Наверное, людей. Тех, кто создавал эти вещи, жил с ними, вкладывал в них частицы своих судеб.
Это не романтика. В этом и заключена настоящая наука, только путь к ней не каждый может увидеть сам, а подсказать, показать его… для этого тоже ведь необходим талант. Вот почему, когда мне показывали проржавевший, сточенный нож с костяной рукояткой, на которой чернели круглые глазки узора, — нож, который, быть может, держал, поигрывая, в своих руках сам Василий Буслаев, — и советовали запомнить его форму, размеры, орнамент, я ощущал в себе как бы внутреннее сопротивление: зачем? Чтобы знать? Но само знание — для чего оно? И когда я зарисовывал древний лощёный кувшин, у которого следовало запомнить изгиб ручки и форму носика, мысль моя устремлялась совсем на иное — кто и что пил из этого кувшина?
Да, археолог должен знать вещи — их форму, материал, из которого они сделаны, способ изготовления, но при этом должен помнить, что всё это только ниточка, с чьей помощью он обязан идти дальше, к людям, к Человеку, на котором, как лучи, собранные линзой, сходится всё, что было раньше и делается сейчас. Вот почему, ещё не постигнув этой простейшей из истин, я бился о стены науки, как бьётся в поисках выхода бабочка, залетевшая из темноты под сияющий колпак абажура. И меньше всего мог думать, что на пути этих исканий меня захватит «камень» — тот каменный век, мимо которого так резво пробегали посетители музеев и мы, студенты, сдававшие когда-то основы археологии.
Время это казалось мне совсем сухим и безликим. Камень я с детства любил иной, сохранивший свои первозданные краски и грани — не тронутый человеком, такой, каким открывается он на изломе под волнующим ударом геологического молотка.
А здесь — битый камень. Интересно? Ну-ну…
Тут-то и сыграл свою роль Пришвин.
Как-то вдруг оказалось, что каменный век находится не где-то далеко, за тридевять земель, а лежит здесь же, под боком, на Вёксе. Во всяком случае, если и не самый «век», то оставшаяся от тех времён неолитическая стоянка Польцо, которую видел М. М. Пришвин, вместе с краеведами путешествовавший «на попе»[3] по рекам залесской земли. И так зорко, так точно этот опытный наблюдатель и странствователь перекинул мостик из настоящего в прошлое, описав в «Родниках Берендея» и раскопки, к своё пробуждение на следующее утро, и размышление о плотве, что всё это мне захотелось пережить и увидеть самому.
Но где оно, это Польцо?
Найти его помог Виктор Новожилов, сын хозяйки дома, в котором в тот раз я спасался от непогоды.

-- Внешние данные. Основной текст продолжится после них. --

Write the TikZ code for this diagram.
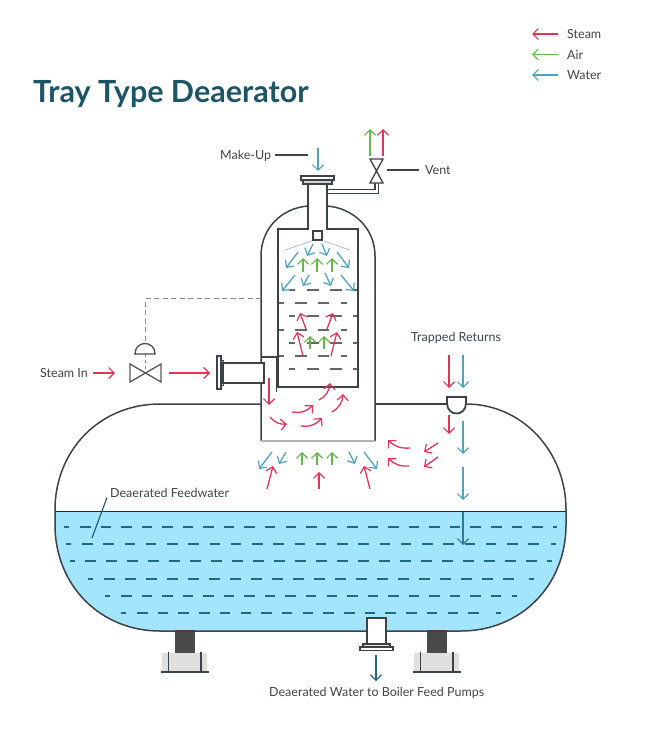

Виктор не любил разговоров, трудно сходился с людьми, когда не было дела по дому, взяв острогу, отплывал в тростники, чтобы колоть рыбу. Медлительный, угрюмый, с голубой мутью от болезни в глазах, он работал мотористом на торфопредприятии и потому каждое утро отправлялся в посёлок на работу на лодке. Он захватил конец войны, вернулся контуженым, и с тех пор по вечерам, когда в доме зажигали керосиновую лампу или уже ложились спать, его вдруг бросал на пол тяжёлый, долгий припадок, на губах выступала пена, закостеневало тело, руки и ноги сводило в отчаянной судороге. Несколько раз его пытались лечить, он ложился в больницы. Но через год-полтора по возвращении домой его глаза незаметно начинала заволакивать мутная голубая пелена, он становился мрачнее, молчаливее, сторонился людей, словно прислушиваясь, как где-то внутри его просыпается и растёт то страшное и неотвратимое, от чего его безуспешно пытаются вылечить врачи.
Мне казалось, что и в озеро он уходит с какой-то тайной надеждой найти излечение; что гнёт и крутит его не болезнь, а воспоминание о войне, о том, что было пережито, как взрыв, что вырвал его однажды из числа живущих, и с тех пор он всё ищет и ищет дорогу к людям, и успокаивается, и верит, пока снова не охватит его серая мгла войны.